REQUIRED WORK: Only the lines from the start of the data to the line containing "(0,0) rectangle (956,555);", both included, should be output, exactly and without pictures.

SUPPLIED MATERIAL:
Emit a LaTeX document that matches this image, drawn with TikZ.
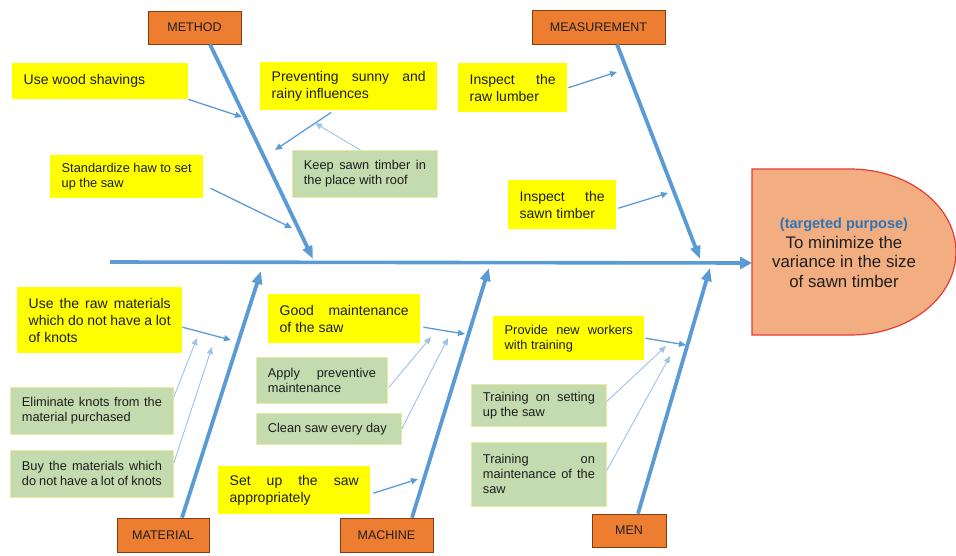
\documentclass[tikz,border=0pt]{standalone}
\usepackage{fontspec}
\setmainfont{Liberation Sans}
\usetikzlibrary{arrows.meta}

\definecolor{bone}{HTML}{5B9BD5}
\definecolor{lightbone}{HTML}{9DC3E6}
\definecolor{causey}{HTML}{FFFF00}
\definecolor{causeg}{HTML}{C3DBAE}
\definecolor{causegline}{HTML}{E6EDA2}
\definecolor{cat}{HTML}{ED7D31}
\definecolor{catline}{HTML}{843C0C}
\definecolor{headfill}{HTML}{F2AE80}
\definecolor{headline}{HTML}{E53B3B}
\definecolor{ink}{HTML}{1E1E1E}
\definecolor{purpose}{HTML}{2E75B6}

\tikzset{
  every node/.style={text=ink},
  cause/.style={anchor=north west, inner xsep=11.5pt, inner ysep=0pt, align=justify,
    font={\fontsize{14}{17}\selectfont\tolerance=10000 \hyphenpenalty=10000 }},
  smalltext/.style={font={\fontsize{12.8}{15}\selectfont\tolerance=10000 \hyphenpenalty=10000 }},
  ycause/.style={cause, fill=causey},
  gcause/.style={cause, smalltext, fill=causeg, draw=causegline, line width=0.8pt},
  category/.style={fill=cat, draw=catline, line width=0.7pt, inner sep=0pt,
    font={\fontsize{12.5}{14}\selectfont}},
  spinearrow/.style={draw=bone, line width=3.6pt, -{Triangle[length=12pt,width=12pt]}},
  bonearrow/.style={draw=bone, line width=3.8pt, -{Triangle[length=13pt,width=10pt]}},
  subarrow/.style={draw=bone, line width=1.3pt, -{Triangle[length=7pt,width=6pt]}},
  subsubarrow/.style={draw=lightbone, line width=0.9pt, -{Triangle[length=7pt,width=6pt]}},
}

\begin{document}
\begin{tikzpicture}[x=1pt, y=-1pt]
\useasboundingbox (0,0) rectangle (956,555);

% ---- effect (fish head) ----
\filldraw[fill=headfill, draw=headline, line width=1.2pt]
  (752,169) -- (850,169) arc[start angle=-90, end angle=90, x radius=106, y radius=83]
  -- (752,335) -- cycle;
\node[align=center, font={\fontsize{16.8}{19.5}\selectfont}] (goal) at (844,253)
  {{\fontsize{14.5}{19.5}\selectfont\bfseries\color{purpose}(targeted purpose)}\\
   To minimize the\\variance in the size\\of sawn timber};
\coordinate (spinetail) at (110,262);
\coordinate (spinetip) at (752,263);

% ---- categories ----
\node[category, minimum width=93pt, minimum height=33pt] (method) at (194.5,27.5) {METHOD};
\node[category, minimum width=133pt, minimum height=34pt] (measure) at (598.5,27) {MEASUREMENT};
\node[category, minimum width=92pt, minimum height=34pt] (material) at (163,535) {MATERIAL};
\node[category, minimum width=93pt, minimum height=34pt] (machine) at (386.5,535) {MACHINE};
\node[category, minimum width=74pt, minimum height=33pt] (men) at (629,530.5) {MEN};

% ---- spine and main bones ----
\coordinate (jmethod) at (313,259);
\coordinate (jmeasure) at (700,259);
\coordinate (jmaterial) at (261,271);
\coordinate (jmachine) at (489,268);
\coordinate (jmen) at (710,268);

\draw[spinearrow] (spinetail) -- (spinetip);
\draw[bonearrow] ([xshift=15.5pt]method.south) -- (jmethod);
\draw[bonearrow] ([xshift=18.5pt]measure.south) -- (jmeasure);
\draw[bonearrow] ([xshift=19pt]material.north) -- (jmaterial);
\draw[bonearrow] ([xshift=25.5pt]machine.north) -- (jmachine);
\draw[bonearrow] ([xshift=9pt]men.north) -- (jmen);

% ---- METHOD causes ----
\node[ycause, text width=153pt, minimum height=36pt] (wood) at (12,63) {Use wood shavings};
\node[ycause, text width=154pt, minimum height=48pt] (sun) at (260,62)
  {Preventing sunny and\linebreak rainy influences};
\node[gcause, text width=122pt, minimum height=47pt] (roof) at (292,150)
  {Keep sawn timber in\linebreak the place with roof};
\node[ycause, smalltext, text width=130pt, minimum height=43pt] (std) at (50,155)
  {Standardize haw to set\linebreak up the saw};

\coordinate (twood) at (242,117);
\coordinate (tsun) at (275,150);
\coordinate (troof) at (315,123);
\coordinate (tstd) at (292,228);
\draw[subarrow] (wood.south east) -- (twood);
\draw[subarrow] ([xshift=-17.5pt,yshift=-2pt]sun.south) -- (tsun);
\draw[subsubarrow] ([xshift=-4.5pt]roof.north) -- (troof);
\draw[subarrow] ([xshift=7pt,yshift=-11.5pt]std.east) -- (tstd);

% ---- MEASUREMENT causes ----
\node[ycause, text width=86pt, minimum height=49pt] (rawl) at (458,63)
  {Inspect the\linebreak raw lumber};
\node[ycause, text width=85pt, minimum height=49pt] (sawn) at (508,180)
  {Inspect the\linebreak sawn timber};
\coordinate (trawl) at (617,72);
\coordinate (tsawn) at (668,193);
\draw[subarrow] ([xshift=1pt]rawl.east) -- (trawl);
\draw[subarrow] ([xshift=2pt,yshift=-3.5pt]sawn.east) -- (tsawn);

% ---- MATERIAL causes ----
\node[ycause, text width=142pt, minimum height=66pt] (rawm) at (17,287)
  {Use the raw materials\linebreak which do not have a lot\linebreak of knots};
\node[gcause, text width=140pt, minimum height=47pt] (elim) at (10,387)
  {Eliminate knots from the\linebreak material purchased};
\node[gcause, text width=140pt, minimum height=47pt] (buy) at (10,450)
  {Buy the materials which\linebreak do not have a lot of knots};
\coordinate (trawm) at (231,340);
\coordinate (telim) at (197,338);
\coordinate (tbuy) at (212,347);
\draw[subarrow] ([yshift=-7pt]rawm.east) -- (trawm);
\draw[subsubarrow] ([yshift=-10pt]elim.north east) -- (telim);
\draw[subsubarrow] ([yshift=-13pt]buy.north east) -- (tbuy);

% ---- MACHINE causes ----
\node[ycause, text width=129pt, minimum height=49pt] (maint) at (268,294)
  {Good maintenance\linebreak of the saw};
\node[gcause, text width=108pt, minimum height=46pt] (prevent) at (256,357)
  {Apply preventive\linebreak maintenance};
\node[gcause, text width=122pt, minimum height=31pt] (clean) at (256,413)
  {Clean saw every day};
\node[ycause, text width=129pt, minimum height=48pt] (setup) at (218,466)
  {Set up the saw\linebreak appropriately};
\coordinate (tmaint) at (465,334);
\coordinate (tprevent) at (431,337);
\coordinate (tclean) at (448,338);
\coordinate (tsetup) at (418,479);
\draw[subarrow] ([xshift=3pt,yshift=-8.5pt]maint.east) -- (tmaint);
\draw[subsubarrow] ([xshift=1pt,yshift=-7pt]prevent.east) -- (tprevent);
\draw[subsubarrow] (clean.east) -- (tclean);
\draw[subarrow] ([xshift=3pt,yshift=-3pt]setup.east) -- (tsetup);

% ---- MEN causes ----
\node[ycause, smalltext, text width=128pt, minimum height=44pt] (newer) at (493,316)
  {Provide new workers\linebreak with training};
\node[gcause, text width=112pt, minimum height=42pt] (trset) at (471,384)
  {Training on setting\linebreak up the saw};
\node[gcause, text width=112pt, minimum height=64pt] (trmaint) at (471,442)
  {Training on\linebreak maintenance of the\linebreak saw};
\coordinate (tnewer) at (686,345);
\coordinate (ttrset) at (666,346);
\coordinate (ttrmaint) at (670,356);
\draw[subarrow] ([xshift=1pt]newer.east) -- (tnewer);
\draw[subsubarrow] ([yshift=4pt]trset.east) -- (ttrset);
\draw[subsubarrow] ([yshift=4pt]trmaint.east) -- (ttrmaint);
\end{tikzpicture}
\end{document}
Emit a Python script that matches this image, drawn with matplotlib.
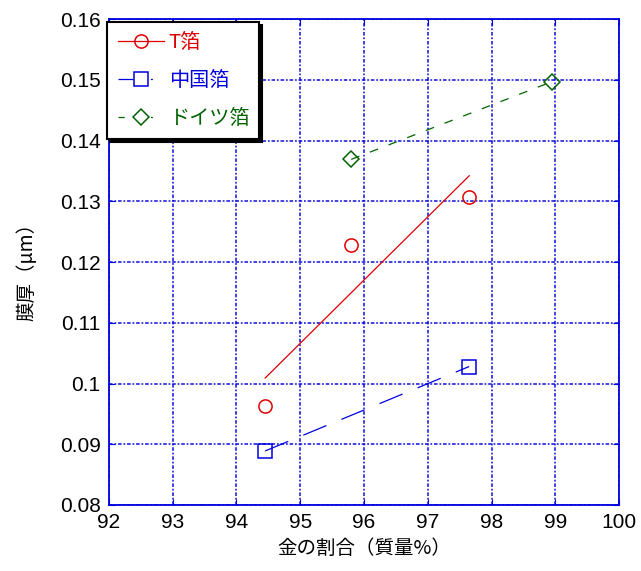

SOLUTION FOR THIS PROBLEM:
Emit a LaTeX document that matches this image, drawn with TikZ.
\documentclass[tikz,border=0pt]{standalone}
\usepackage{fontspec}
\setmainfont{Liberation Sans}
\usetikzlibrary{arrows.meta}

\definecolor{bone}{HTML}{5B9BD5}
\definecolor{lightbone}{HTML}{9DC3E6}
\definecolor{causey}{HTML}{FFFF00}
\definecolor{causeg}{HTML}{C3DBAE}
\definecolor{causegline}{HTML}{E6EDA2}
\definecolor{cat}{HTML}{ED7D31}
\definecolor{catline}{HTML}{843C0C}
\definecolor{headfill}{HTML}{F2AE80}
\definecolor{headline}{HTML}{E53B3B}
\definecolor{ink}{HTML}{1E1E1E}
\definecolor{purpose}{HTML}{2E75B6}

\tikzset{
  every node/.style={text=ink},
  cause/.style={anchor=north west, inner xsep=11.5pt, inner ysep=0pt, align=justify,
    font={\fontsize{14}{17}\selectfont\tolerance=10000 \hyphenpenalty=10000 }},
  smalltext/.style={font={\fontsize{12.8}{15}\selectfont\tolerance=10000 \hyphenpenalty=10000 }},
  ycause/.style={cause, fill=causey},
  gcause/.style={cause, smalltext, fill=causeg, draw=causegline, line width=0.8pt},
  category/.style={fill=cat, draw=catline, line width=0.7pt, inner sep=0pt,
    font={\fontsize{12.5}{14}\selectfont}},
  spinearrow/.style={draw=bone, line width=3.6pt, -{Triangle[length=12pt,width=12pt]}},
  bonearrow/.style={draw=bone, line width=3.8pt, -{Triangle[length=13pt,width=10pt]}},
  subarrow/.style={draw=bone, line width=1.3pt, -{Triangle[length=7pt,width=6pt]}},
  subsubarrow/.style={draw=lightbone, line width=0.9pt, -{Triangle[length=7pt,width=6pt]}},
}

\begin{document}
\begin{tikzpicture}[x=1pt, y=-1pt]
\useasboundingbox (0,0) rectangle (956,555);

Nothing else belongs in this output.